Leave the pictures out, and retype all of the material exactly as written.

*** INFORMATION PROVIDED ***

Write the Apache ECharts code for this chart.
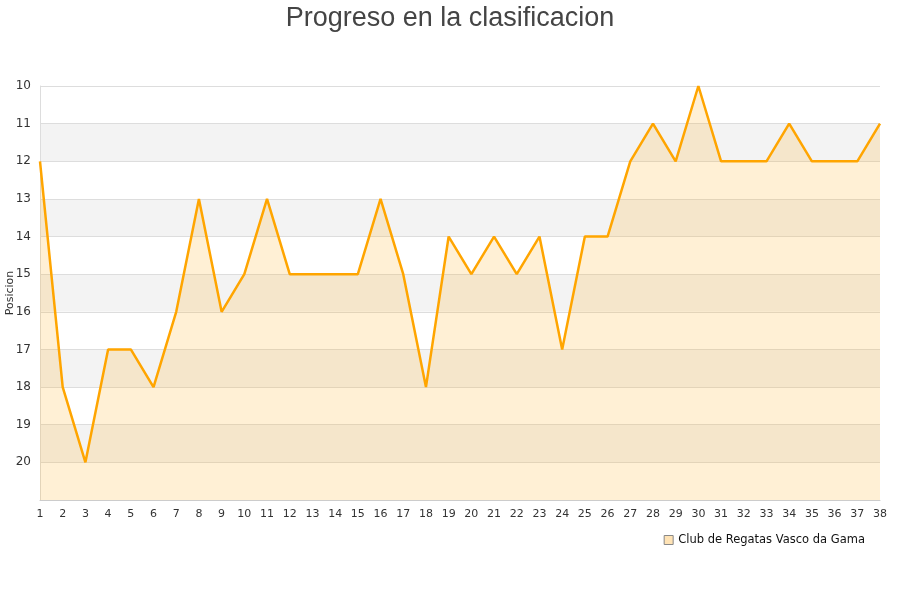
<!DOCTYPE html>
<html>
<head>
<meta charset="utf-8">
<script src="https://cdn.jsdelivr.net/npm/echarts@6/dist/echarts.min.js"></script>
<style>html,body{margin:0;padding:0;background:#fff}#c{width:900px;height:600px}</style>
</head>
<body>
<div id="c"></div>
<script>
var jornadas = ['1','2','3','4','5','6','7','8','9','10','11','12','13','14','15','16','17','18','19','20','21','22','23','24','25','26','27','28','29','30','31','32','33','34','35','36','37','38'];
var posiciones = [12,18,20,17,17,18,16,13,16,15,13,15,15,15,15,13,15,18,14,15,14,15,14,17,14,14,12,11,12,10,12,12,12,11,12,12,12,11];
var equipo = 'Club de Regatas Vasco da Gama';
var titulo = 'Progreso en la clasificacion';

var chart = echarts.init(document.getElementById('c'));
chart.setOption({
  animation: false,
  title: {
    text: titulo, left: 'center', top: 0,
    textStyle: {fontFamily: 'Liberation Sans', fontSize: 27, fontWeight: 'normal', color: '#444'}
  },
  legend: {
    data: [{name: equipo, icon: 'rect'}],
    right: 30, top: 529,
    itemWidth: 9, itemHeight: 9, itemGap: 10,
    textStyle: {fontFamily: 'DejaVu Sans', fontSize: 11.5, color: '#111'},
    itemStyle: {color: '#ffe3b5', borderColor: '#888', borderWidth: 1}
  },
  grid: {left: 40, right: 20, top: 86, bottom: 100, containLabel: false, outerBoundsMode: 'none'},
  xAxis: {
    type: 'category', data: jornadas, boundaryGap: false,
    axisLine: {lineStyle: {color: '#ccc'}},
    axisTick: {show: false},
    axisLabel: {fontFamily: 'DejaVu Sans', fontSize: 11, color: '#333', interval: 0, margin: 9},
    splitLine: {show: false}
  },
  yAxis: {
    type: 'value', inverse: true, min: 10, max: 21, interval: 1,
    name: 'Posicion', nameLocation: 'middle', nameGap: 24, nameMoveOverlap: false,
    nameTextStyle: {fontFamily: 'DejaVu Sans', fontSize: 11, color: '#333'},
    axisLine: {show: true, lineStyle: {color: '#ddd'}},
    axisTick: {show: false},
    axisLabel: {fontFamily: 'DejaVu Sans', fontSize: 12, color: '#333', margin: 9,
      formatter: function (v) { return v === 21 ? '' : v; }},
    splitLine: {show: true, lineStyle: {color: '#ddd', width: 1}},
    splitArea: {show: true, areaStyle: {color: ['#ffffff', '#f3f3f3']}}
  },
  series: [{
    name: equipo, type: 'line', data: posiciones,
    showSymbol: false, symbol: 'none',
    lineStyle: {color: '#ffa500', width: 2.5},
    itemStyle: {color: '#ffa500'},
    areaStyle: {origin: 'end', color: 'rgba(255,175,30,0.27)'}
  }]
});
</script>
</body>
</html>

***

* [REPLY]:
Write the Apache ECharts code for this chart.
<!DOCTYPE html>
<html>
<head>
<meta charset="utf-8">
<script src="https://cdn.jsdelivr.net/npm/echarts@6/dist/echarts.min.js"></script>
<style>html,body{margin:0;padding:0;background:#fff}#c{width:900px;height:600px}</style>
</head>
<body>
<div id="c"></div>
<script>
var jornadas = ['1','2','3','4','5','6','7','8','9','10','11','12','13','14','15','16','17','18','19','20','21','22','23','24','25','26','27','28','29','30','31','32','33','34','35','36','37','38'];
var posiciones = [12,18,20,17,17,18,16,13,16,15,13,15,15,15,15,13,15,18,14,15,14,15,14,17,14,14,12,11,12,10,12,12,12,11,12,12,12,11];
var equipo = 'Club de Regatas Vasco da Gama';
var titulo = 'Progreso en la clasificacion';

var chart = echarts.init(document.getElementById('c'));
chart.setOption({
  animation: false,
  title: {
    text: titulo, left: 'center', top: 0,
    textStyle: {fontFamily: 'Liberation Sans', fontSize: 27, fontWeight: 'normal', color: '#444'}
  },
  legend: {
    data: [{name: equipo, icon: 'rect'}],
    right: 30, top: 529,
    itemWidth: 9, itemHeight: 9, itemGap: 10,
    textStyle: {fontFamily: 'DejaVu Sans', fontSize: 11.5, color: '#111'},
    itemStyle: {color: '#ffe3b5', borderColor: '#888', borderWidth: 1}
  },
  grid: {left: 40, right: 20, top: 86, bottom: 100, containLabel: false, outerBoundsMode: 'none'},
  xAxis: {
    type: 'category', data: jornadas, boundaryGap: false,
    axisLine: {lineStyle: {color: '#ccc'}},
    axisTick: {show: false},
    axisLabel: {fontFamily: 'DejaVu Sans', fontSize: 11, color: '#333', interval: 0, margin: 9},
    splitLine: {show: false}
  },
  yAxis: {
    type: 'value', inverse: true, min: 10, max: 21, interval: 1,
    name: 'Posicion', nameLocation: 'middle', nameGap: 24, nameMoveOverlap: false,
    nameTextStyle: {fontFamily: 'DejaVu Sans', fontSize: 11, color: '#333'},
    axisLine: {show: true, lineStyle: {color: '#ddd'}},
    axisTick: {show: false},
    axisLabel: {fontFamily: 'DejaVu Sans', fontSize: 12, color: '#333', margin: 9,
      formatter: function (v) { return v === 21 ? '' : v; }},
    splitLine: {show: true, lineStyle: {color: '#ddd', width: 1}},
    splitArea: {show: true, areaStyle: {color: ['#ffffff', '#f3f3f3']}}
  },
  series: [{
    name: equipo, type: 'line', data: posiciones,
    showSymbol: false, symbol: 'none',
    lineStyle: {color: '#ffa500', width: 2.5},
    itemStyle: {color: '#ffa500'},
    areaStyle: {origin: 'end', color: 'rgba(255,175,30,0.27)'}
  }]
});
</script>
</body>
</html>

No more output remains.